Mavericks owner Mark Cuban has agreed to contribute $10 million to organizations committed to supporting the leadership and development of women in the sports industry and combating domestic violence.
“First, just an apology to the women involved, in a couple of cases they were assaulted,” Cuban on Wednesday. “And not just to them, but to their families. Because this is not something that is just an incident and it’s over. It stays with people and stays with families, and I’m just sorry I didn’t see it. I didn’t recognize it. I just hope that out of this we will be better.”
The Mavericks hired Marshall as their new Chief Executive Officer just after the investigation began.
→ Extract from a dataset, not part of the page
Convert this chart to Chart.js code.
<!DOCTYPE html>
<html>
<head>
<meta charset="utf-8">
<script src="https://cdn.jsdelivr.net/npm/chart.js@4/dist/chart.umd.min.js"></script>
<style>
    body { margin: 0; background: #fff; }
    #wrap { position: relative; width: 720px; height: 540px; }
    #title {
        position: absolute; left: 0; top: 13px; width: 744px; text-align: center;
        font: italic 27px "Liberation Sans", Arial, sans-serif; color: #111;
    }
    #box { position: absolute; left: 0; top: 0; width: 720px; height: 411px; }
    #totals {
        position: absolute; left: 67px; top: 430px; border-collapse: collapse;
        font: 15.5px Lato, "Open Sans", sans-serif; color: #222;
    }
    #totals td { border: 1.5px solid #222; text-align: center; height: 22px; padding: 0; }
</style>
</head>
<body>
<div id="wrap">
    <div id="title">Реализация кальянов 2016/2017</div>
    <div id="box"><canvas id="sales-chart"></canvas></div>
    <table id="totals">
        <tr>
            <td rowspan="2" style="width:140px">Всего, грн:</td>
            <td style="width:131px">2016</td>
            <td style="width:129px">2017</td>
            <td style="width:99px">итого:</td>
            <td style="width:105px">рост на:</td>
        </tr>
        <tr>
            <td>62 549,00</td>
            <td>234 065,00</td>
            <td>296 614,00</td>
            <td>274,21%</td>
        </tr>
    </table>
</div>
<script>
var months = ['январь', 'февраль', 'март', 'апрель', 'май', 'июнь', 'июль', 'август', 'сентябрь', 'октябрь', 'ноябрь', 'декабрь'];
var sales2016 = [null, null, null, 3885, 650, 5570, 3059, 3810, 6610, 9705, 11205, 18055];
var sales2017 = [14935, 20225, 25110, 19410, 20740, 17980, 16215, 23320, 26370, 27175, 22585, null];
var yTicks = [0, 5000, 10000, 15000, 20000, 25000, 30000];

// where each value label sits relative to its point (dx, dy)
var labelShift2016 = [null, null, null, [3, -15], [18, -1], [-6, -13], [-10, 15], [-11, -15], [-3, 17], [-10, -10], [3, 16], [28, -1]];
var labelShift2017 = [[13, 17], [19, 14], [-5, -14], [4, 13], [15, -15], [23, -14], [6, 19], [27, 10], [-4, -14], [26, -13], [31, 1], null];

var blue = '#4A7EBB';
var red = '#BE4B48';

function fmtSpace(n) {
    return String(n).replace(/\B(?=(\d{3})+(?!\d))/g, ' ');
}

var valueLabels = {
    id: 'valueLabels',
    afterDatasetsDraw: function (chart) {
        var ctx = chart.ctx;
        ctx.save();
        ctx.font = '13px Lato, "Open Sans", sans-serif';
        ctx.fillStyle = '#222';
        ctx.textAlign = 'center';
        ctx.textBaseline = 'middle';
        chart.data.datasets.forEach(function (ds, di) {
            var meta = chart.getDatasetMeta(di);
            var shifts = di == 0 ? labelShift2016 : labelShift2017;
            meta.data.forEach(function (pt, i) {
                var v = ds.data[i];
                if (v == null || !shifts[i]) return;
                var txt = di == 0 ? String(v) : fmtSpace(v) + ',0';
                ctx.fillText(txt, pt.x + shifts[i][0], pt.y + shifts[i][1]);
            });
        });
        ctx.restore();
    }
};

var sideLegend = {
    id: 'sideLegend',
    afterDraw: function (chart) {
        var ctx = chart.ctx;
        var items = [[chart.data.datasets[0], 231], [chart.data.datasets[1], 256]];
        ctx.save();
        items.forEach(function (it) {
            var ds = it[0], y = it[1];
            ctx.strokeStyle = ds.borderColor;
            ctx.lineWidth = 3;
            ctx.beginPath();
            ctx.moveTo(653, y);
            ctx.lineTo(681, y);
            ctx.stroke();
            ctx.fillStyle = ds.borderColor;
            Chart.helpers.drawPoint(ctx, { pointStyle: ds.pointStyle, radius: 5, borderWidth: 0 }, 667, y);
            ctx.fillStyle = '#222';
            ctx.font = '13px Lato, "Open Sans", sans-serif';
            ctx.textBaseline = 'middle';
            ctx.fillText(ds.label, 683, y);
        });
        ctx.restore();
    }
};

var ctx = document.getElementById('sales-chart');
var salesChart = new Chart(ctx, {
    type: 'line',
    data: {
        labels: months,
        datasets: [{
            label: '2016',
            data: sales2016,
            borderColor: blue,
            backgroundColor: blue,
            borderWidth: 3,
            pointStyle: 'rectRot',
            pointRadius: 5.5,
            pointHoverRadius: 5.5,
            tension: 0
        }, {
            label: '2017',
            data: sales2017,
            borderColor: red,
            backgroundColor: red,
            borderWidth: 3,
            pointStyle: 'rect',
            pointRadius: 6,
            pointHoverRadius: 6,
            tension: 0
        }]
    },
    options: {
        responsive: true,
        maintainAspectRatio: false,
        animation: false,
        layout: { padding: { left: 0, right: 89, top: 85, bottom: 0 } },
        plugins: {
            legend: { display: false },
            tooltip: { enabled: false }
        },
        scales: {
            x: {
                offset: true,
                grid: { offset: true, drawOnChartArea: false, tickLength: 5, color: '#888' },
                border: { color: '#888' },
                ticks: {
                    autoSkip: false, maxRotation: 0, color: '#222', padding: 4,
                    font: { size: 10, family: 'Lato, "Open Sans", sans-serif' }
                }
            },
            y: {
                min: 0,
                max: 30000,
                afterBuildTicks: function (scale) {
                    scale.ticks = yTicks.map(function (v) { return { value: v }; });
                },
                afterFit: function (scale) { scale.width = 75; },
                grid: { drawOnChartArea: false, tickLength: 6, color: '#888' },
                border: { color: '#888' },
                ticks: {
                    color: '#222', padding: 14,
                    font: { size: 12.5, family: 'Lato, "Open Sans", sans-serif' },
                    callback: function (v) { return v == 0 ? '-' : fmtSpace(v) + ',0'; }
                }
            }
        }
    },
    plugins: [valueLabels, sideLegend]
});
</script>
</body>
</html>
Since then, Marshall has replaced or added several new leadership positions in the organization, including a new head of Human Resources, a Chief Ethics and Compliance Officer, a head of Diversity & Inclusion, and a new General Counsel.
The league is also requiring the Mavericks to provide them with quarterly reports regarding the recommendations set forth in the report and their implementation, immediate reports of any instances or allegations of significant misconduct by any employees, and enhanced and updated annual training sessions for all staff on issues related to domestic violence, sexual assault, and sexual harassment.
The report also recommended that the Mavericks increase the number of women on staff, especially in leadership positions. Implement regular anonymous employee surveys, and expand and improve the Human Resources department.
When Cuban was on Wednesday’s editions of ESPN’s “The Jump,” Rachel Nichols asked the Mavericks owner just how much deeper does he recommend his cohorts in the league go with paying attention to and properly dealing with assault claims in the workplace.
“You have to dig in. You have to sit there in the middle,” he said.
“It’s a smart business move to bring somebody in from the outside, not in response to a problem, but proactively to make sure there isn’t a problem brewing.”